The researchers say there were inspired by the meat-supply crisis in which worldwide demand is growing while current meat consumption is straining land and water resources and generating troubling levels of greenhouse gases. "Meat production right now is not sustainable," Selvaganapathy said. "There has to be an alternative way of creating meat."
However, there are question marks too concerning the potential high energy use and associated carbon emissions that could result from large numbers of bioreactor producing cultivated meat at scale. But cultivated meat enthusiasts focus on the amount of land the process can potentially save.
“We can be pretty confident that moving forward the technology is going to be environmentally friendly,” Selvaganapathy claimed. “It is not only an issue of carbon emission. When you grow plants like soybean to feed pigs for the growing meat consumption, significant amount of land, water and other resources are used. This is unsustainable and the growth in meat consumption is destroying forest such as Amazon in Brazil.
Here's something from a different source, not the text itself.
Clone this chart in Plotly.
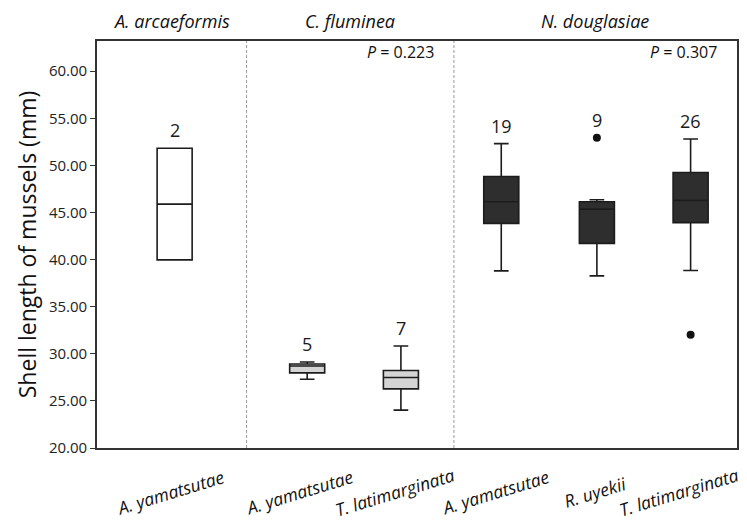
import plotly.graph_objects as go

# ---- data ----
groups = ["A. arcaeformis", "C. fluminea", "N. douglasiae"]
categories = ["A. yamatsutae", "A. yamatsutae", "T. latimarginata",
              "A. yamatsutae", "R. uyekii", "T. latimarginata"]
cat_group = [0, 1, 1, 2, 2, 2]
q1 = [39.97, 27.97, 26.28, 43.84, 41.72, 43.92]
median = [45.89, 28.71, 27.48, 46.14, 45.36, 46.28]
q3 = [51.82, 28.92, 28.22, 48.81, 46.14, 49.24]
lower = [39.97, 27.30, 24.02, 38.80, 38.27, 38.84]
upper = [51.82, 29.13, 30.83, 52.31, 46.35, 52.80]
outliers = [[], [], [], [], [52.94], [32.03]]
counts = ["2", "5", "7", "19", "9", "26"]
p_values = [None, "0.223", "0.307"]
y_ticks = [20, 25, 30, 35, 40, 45, 50, 55, 60]

# ---- layout helpers (positions / styles) ----
xpos = [0.82, 2.22, 3.21, 4.27, 5.28, 6.27]
label_shift = [-4, -8, -6, -6, -2, -12]
panel_edges = [0.0, 1.58, 3.77, 6.76]
fills = ["#ffffff", "#d4d4d4", "#2e2e2e"]
line_col = "#1c1c1c"
FONT = "Open Sans"

fig = go.Figure()
for i in range(len(categories)):
    fig.add_trace(go.Box(
        x=[xpos[i]], q1=[q1[i]], median=[median[i]], q3=[q3[i]],
        lowerfence=[lower[i]], upperfence=[upper[i]],
        width=0.37, whiskerwidth=0.42,
        fillcolor=fills[cat_group[i]],
        line=dict(color=line_col, width=1.6),
        boxpoints=False, showlegend=False, hoverinfo="skip",
    ))
    if outliers[i]:
        fig.add_trace(go.Scatter(
            x=[xpos[i]] * len(outliers[i]), y=outliers[i], mode="markers",
            marker=dict(color="#111111", size=8), showlegend=False,
            hoverinfo="skip"))

annotations = []
# counts above boxes
for i in range(len(categories)):
    top = max([upper[i]] + outliers[i])
    annotations.append(dict(x=xpos[i], y=top, xref="x", yref="y",
                            text=counts[i], showarrow=False, yanchor="bottom",
                            yshift=4, font=dict(family=FONT, size=18, color="#1a1a1a")))
# x category labels (rotated)
for i in range(len(categories)):
    annotations.append(dict(x=xpos[i], y=-0.108, xref="x", yref="paper",
                            text="<i>" + categories[i] + "</i>", showarrow=False,
                            textangle=-17, xanchor="center", yanchor="middle",
                            xshift=label_shift[i],
                            font=dict(family=FONT, size=17.5, color="#111")))
# group labels
for g in range(len(groups)):
    cx = (panel_edges[g] + panel_edges[g + 1]) / 2
    annotations.append(dict(x=cx, y=1.05, xref="x", yref="paper",
                            text="<i>" + groups[g] + "</i>", showarrow=False,
                            yanchor="middle",
                            font=dict(family=FONT, size=18, color="#111")))
    if p_values[g]:
        annotations.append(dict(x=panel_edges[g + 1] - 0.19, y=0.972, xref="x",
                                yref="paper", text="<i>P</i> = " + p_values[g],
                                showarrow=False, xanchor="right", yanchor="middle",
                                font=dict(family=FONT, size=16, color="#111")))

shapes = []
for e in panel_edges[1:-1]:
    shapes.append(dict(type="line", x0=e, x1=e, xref="x", y0=0, y1=1,
                       yref="paper", line=dict(color="#9a9a9a", width=1, dash="3px,2px")))

fig.update_layout(
    width=747, height=521,
    margin=dict(l=97, r=8, t=41, b=73),
    paper_bgcolor="white", plot_bgcolor="white",
    annotations=annotations, shapes=shapes,
    font=dict(family=FONT, color="#222"),
    xaxis=dict(range=[panel_edges[0], panel_edges[-1]], showticklabels=False,
               ticks="", showgrid=False, zeroline=False,
               showline=True, mirror=True, linecolor="#333", linewidth=1.6),
    yaxis=dict(range=[20, 63.2], tickvals=y_ticks, tickformat=".2f",
               ticks="outside", ticklen=5, tickcolor="#333", tickwidth=1.3,
               showgrid=False, zeroline=False,
               showline=True, mirror=True, linecolor="#333", linewidth=1.6,
               tickfont=dict(family=FONT, size=15, color="#222"),
               title=dict(text="Shell length of mussels (mm)", standoff=6,
                          font=dict(family=FONT, size=23, color="#111"))),
)

fig.write_html("out.html")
“If you look at the food chain of conventional meat there is a lot of wastage. Majority of the soy bean plant cultivated for meat is wasted thrown away or burnt. The prime cuts of meat only constitute a small portion of the animal and the resources that the animal consumes to produce bones, other organs such as eyes, feathers are wasted. What cultivated meat will do is optimize resources so that just enough is provided to get the cuts of meat that are highly sought after. This will remove significant inefficiency in the system. Also, animals produce methane which is a far impactful GHG than Co2 from bioreactor-based production.”